Platón es profundo, San Agustín es profundo; Jesucristo no dice nada más que lo
que dice el seminarista Sánchez o el peor profesor de Teología; pero lo que
dice es infinito, y hasta el fin del mundo encontrarán los hombres allí cosas
nuevas. Platón tiene una teoría profunda sobre la inmortalidad del alma;
Jesucristo no hace más que afirmar la inmortalidad del alma. Pero...
La
conducta con el Leproso Samaritano significa simplemente que, según Cristo, las
cosas de Dios están primero y por encima de todos los mandatos de los hombres;
una nota que resuena en todo el Evangelio
continuamente; y que en realidad define al Cristianismo.
Dios
está inmensamente por encima de todas las cosas, delante de El todo lo demás
desaparece; la relación con El invalida todas las otras relaciones. El leproso
samaritano que en el momento de sentirse curado sintió el paso augusto de Dios
y se olvidó de todo lo demás, hizo bien; los demás hicieron mal. Y la palabra
con que Cristo cerró este episodio: “Levántate, tu fe te ha hecho salvo”, no se
refiere solamente a la confianza común que tuvo al principio en El —la cual no
fue la que lo sanó, a no ser a modo de condicionamiento— sino también a otra
divina confianza que nació en su alma al ser limpiado; y que limpió su alma con
ocasión de ser limpiado su cuerpo; y que importa mucho más que la salud del
cuerpo.
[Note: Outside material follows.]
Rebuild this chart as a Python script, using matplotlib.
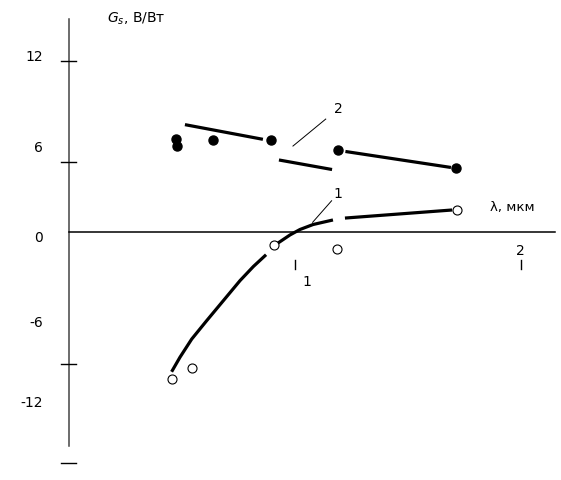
import numpy as np
import matplotlib
matplotlib.use('Agg')
import matplotlib.pyplot as plt

plt.rcParams['font.family'] = ['DejaVu Sans']

### кривая 2 (закрашенные точки), lambda в мкм, G в В/Вт
dots2_x = [0.473, 0.478, 0.637, 0.894, 1.190, 1.712]
dots2_y = [6.34, 5.83, 6.27, 6.27, 5.59, 4.36]
seg2 = [([0.513, 0.858], [7.32, 6.32]),
        ([0.929, 1.164], [4.91, 4.26]),
        ([1.223, 1.690], [5.49, 4.40])]

### кривая 1 (пустые точки)
dots1_x = [0.456, 0.544, 0.907, 1.186, 1.717]
dots1_y = [-10.02, -9.27, -0.89, -1.19, 1.50]
curve1a_x = [0.454, 0.491, 0.543, 0.609, 0.683, 0.757, 0.816, 0.872]
curve1a_y = [-9.53, -8.54, -7.30, -6.05, -4.68, -3.31, -2.35, -1.55]
curve1b_x = [0.925, 0.978, 1.022, 1.080, 1.168]
curve1b_y = [-0.75, -0.20, 0.17, 0.51, 0.82]
seg1 = ([1.221, 1.695], [0.95, 1.50])

### оси, метки
ytick_pos = [11.69, 4.77, -9.0, -15.75]
ylab_text = ['12', '6', '0', '-6', '-12']
ylab_pos = [12.0, 5.80, -0.31, -6.14, -11.59]
xtick_pos = [1.0, 2.0]

fig = plt.figure(figsize=(5.61, 4.81), dpi=100)
ax = fig.add_axes([0, 0, 1, 1])
ax.set_xlim(-0.3053, 2.177)
ax.set_ylim(-16.909, 15.886)
ax.axis('off')

# оси
ax.plot([0, 0], [14.52, -14.59], color='#444444', lw=1.1)
ax.plot([0, 2.15], [0, 0], color='black', lw=1.1)
for t in ytick_pos:
    ax.plot([-0.035, 0.031], [t, t], color='black', lw=1.0)
for t in xtick_pos:
    ax.plot([t, t], [-1.94, -2.52], color='black', lw=1.0)
for s, p in zip(ylab_text, ylab_pos):
    ax.text(-0.115, p, s, ha='right', va='center', fontsize=10)
ax.text(1.053, -3.34, '1', ha='center', va='center', fontsize=10)
ax.text(1.999, -1.23, '2', ha='center', va='center', fontsize=10)
ax.text(0.168, 14.59, r'$G_s$, В/Вт', ha='left', va='center', fontsize=10)
ax.text(1.863, 1.77, 'λ, мкм', ha='left', va='center', fontsize=9.5)

# кривая 2
for sx, sy in seg2:
    ax.plot(sx, sy, color='black', lw=2.3, solid_capstyle='butt')
ax.plot(dots2_x, dots2_y, 'o', color='black', ms=6.5, ls='none')
ax.plot([0.991, 1.136], [5.86, 7.70], color='black', lw=0.7)
ax.text(1.190, 8.45, '2', ha='center', va='center', fontsize=10)

# кривая 1
ax.plot(curve1a_x, curve1a_y, color='black', lw=2.3,
        solid_capstyle='butt', solid_joinstyle='round')
ax.plot(curve1b_x, curve1b_y, color='black', lw=2.3,
        solid_capstyle='butt', solid_joinstyle='round')
ax.plot(seg1[0], seg1[1], color='black', lw=2.3, solid_capstyle='butt')
ax.plot(dots1_x, dots1_y, 'o', mfc='white', mec='black', mew=0.8, ms=6.5, ls='none')
ax.plot([1.078, 1.162], [0.66, 2.13], color='black', lw=0.7)
ax.text(1.190, 2.66, '1', ha='center', va='center', fontsize=10)

plt.savefig('out.png', dpi=100)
Porque lo que hizo este forastero al volver a Cristo, no fue gritarle
como antes desde lejos “¡Maestro!”, sino tirarse en el suelo con el rostro ante
sus pies, postrarse panza a tierra, que es el gesto que en Oriente significa la
adoración de la Divinidad. Por lo tanto: “levanta y vete tranquilo, tu Fe te
ha salvado”, cuerpo y alma.
Dios
está inmensamente por encima de todas las cosas. ¿Eso lo enseñó Cristo? Eso lo
dijo mucho antes el Bhuda, Sidyarta Gautama. Sí, pero en Cristo hay una
palabrita diferente, una palabrita terrible. “Por Dios debes dejarlo todo”,
dijo el Bhuda. Cristo dijo lo mismo: “Por “Mí” debes dejarlo todo”.
Esa
palabrita diferente resuena en todo el Evangelio:
“El
que ama a su padre y a su madre más que a ‘Mí’, no es digno de ‘Mí’.
“—El
que deja por ‘Mí’, padre, madre, esposa, hijos y todos sus bienes…
“—Os
perseguirán por ‘Mi’ nombre...”.
“—Os
darán la muerte por causa ‘Mía’...”.
“—Deja
todo lo que tienes y sigue ‘Me’..
“—Deja
a los muertos que entierren a los muertos...”.
“—La
vida eterna es conocerme a ‘Mí’.. .”. Y así sucesivamente.
De
manera que en este Evangelio hay también una paradoja, que no vio Maldonado —lo
cual no le quita nada al buen Maldonado— que es la eterna paradoja de la fe; y
en la manera de obrar de Cristo con el leproso Samaritano está afirmada —como
en cada una de las páginas de cada uno de estos cuatro folletos— lo que
constituye la originalidad y por decirlo así la monstruosidad del
cristianismo; que es una cosa sumamente simple por otro lado: “Dieu premier
serví”, como decía Juana de Arco: Dios es el Absolutamente Primero; Dios es el
Excluyente, el Celoso; y... Cristo es Dios.
Mas
si pide de nosotros gratitud —o si quieren llamarla correspondencia—, no es
porque El la necesite sino porque nosotros la necesitamos. La ingratitud seca
la fuente de las mercedes, y hace imposible a veces los beneficios; como
podemos constatar a veces en nuestra pequeña experiencia, que a pesar de
desearlo no podemos hacer bien a alguna persona; porque por su falta de disposición,
no recibirá bien el bien; de modo que lo convertirá en mal.
—¿Por
qué no viene usted más a visitarme?
—Porque
no le puedo hacer ningún bien.
—¿Y
por qué no me puede hacer ningún bien?
—Porque
una vez le hice un bien. .. y usted me tomó por sonso.
Dios
a veces no nos hace nuevos beneficios, porque no le hemos agradecido bastante
los beneficios pasados. No los hemos tomado como beneficios de Dios, sino como
cosas que nos son debidas; lo cual es tomarlo a Dios por sonso.